In the aftermath of Hosni Mubarak’s fall as Egypt’s dictator, Internet experts have begun to examine how the Egyptian government managed to accomplish what many thought impossible – to completely unplug the Internet across the entire country.
As the protests continued to build momentum at the end of January, the Egyptian government took increasingly severe steps to curtail the use of the Internet, first banning social media sites such as Facebook and Twitter, which had been credited with helping galvanize the protests, then finally shutting the door on the Internet entirely, not just among the protestors but the entire Egyptian public. They kept the Internet off for five days before resuming service.
It was the first time that a government had succeeded in blocking the Internet entirely. Previously, Internet experts believed that the wily nature of the Internet – its ability to push information down numerous channels, preventing any one path from stopping the flow of information – would undermine efforts to block it.

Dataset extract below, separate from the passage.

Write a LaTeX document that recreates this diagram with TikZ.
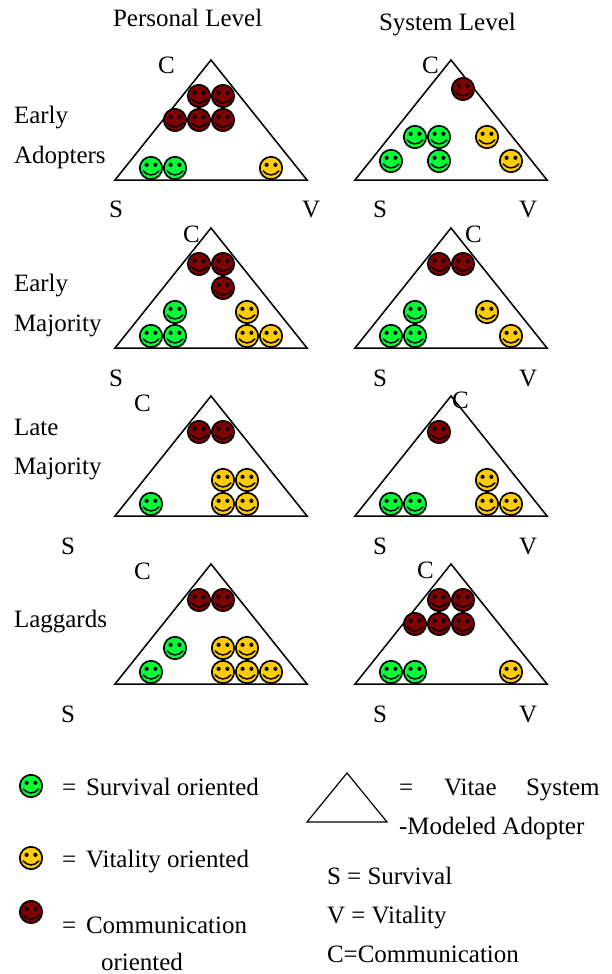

But according to the New York Times, Egyptian Internet engineers, studying how the government operated, discovered that the country’s Internet connection was just as much under the government’s control as anything else.
For all the Internet’s vaunted connectivity, the Egyptian government commanded powerful instruments of control: it owns the pipelines that carry information across the country and out into the world.

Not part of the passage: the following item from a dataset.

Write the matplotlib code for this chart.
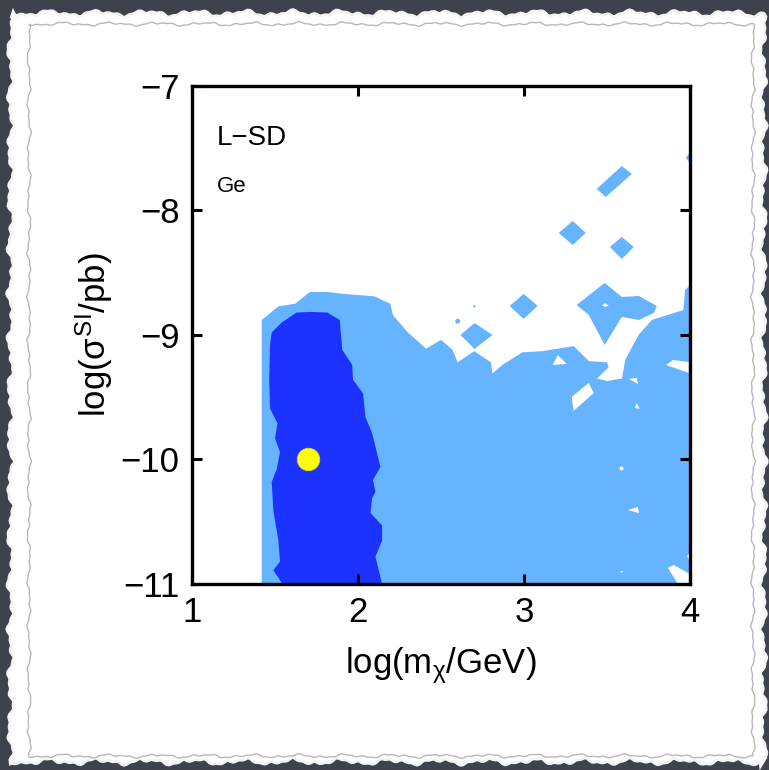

Internet experts say similar arrangements are more common in authoritarian countries than is generally recognized. In Syria, for example, the Syrian Telecommunications Establishment dominates the infrastructure, and the bulk of the international traffic flows through a single pipeline to Cyprus. Jordan, Qatar, Oman, Saudi Arabia and other Middle Eastern countries have the same sort of dominant, state-controlled carrier.

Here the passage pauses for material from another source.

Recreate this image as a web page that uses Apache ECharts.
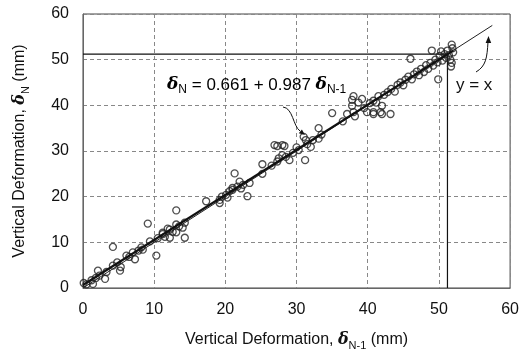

Engineers said that the government owns the fiber-optic cables that transports the information, and has the authority to order a shut-down. Of course, taking the unprecedented step of blocking all Internet activity, both within the country and between countries, also blocked all Internet-based economic activity at an incalculable cost, not to mention the damage to the country’s image in the eyes of international investors.
Despite the price Egypt has paid, however, other Arab dictatorships appear to be following a similar model in recent days. New York Times columnist Nicholas Kristof tweeted about the massive slowdown in Bahrain’s Internet connection, noting he was forced to use his satellite phone for information.
It remains to be seen if Bahrain succeeds in stopping protest by stopping the Internet – a tactic that completely failed in Egypt. As Internet expert Andre Oboler noted in an article that appeared during the Internet blackout in Egypt:
If we think of the internet as river, with little boats carrying boxes of “YouTube,” “Facebook,” “Twitter,” “e-mail,” and other types of messages, what Egypt has done upstream is build a giant dam. The problem with dams, of course, is that the pressure will continue to build.
As days of protest sweep across the Arab world, it is difficult to believe that blocking the Internet will stop people from pouring out into the streets. Egypt may have found that way to block the Internet’s flow of information, but it’s also likely that the cost will ultimately be deemed too high.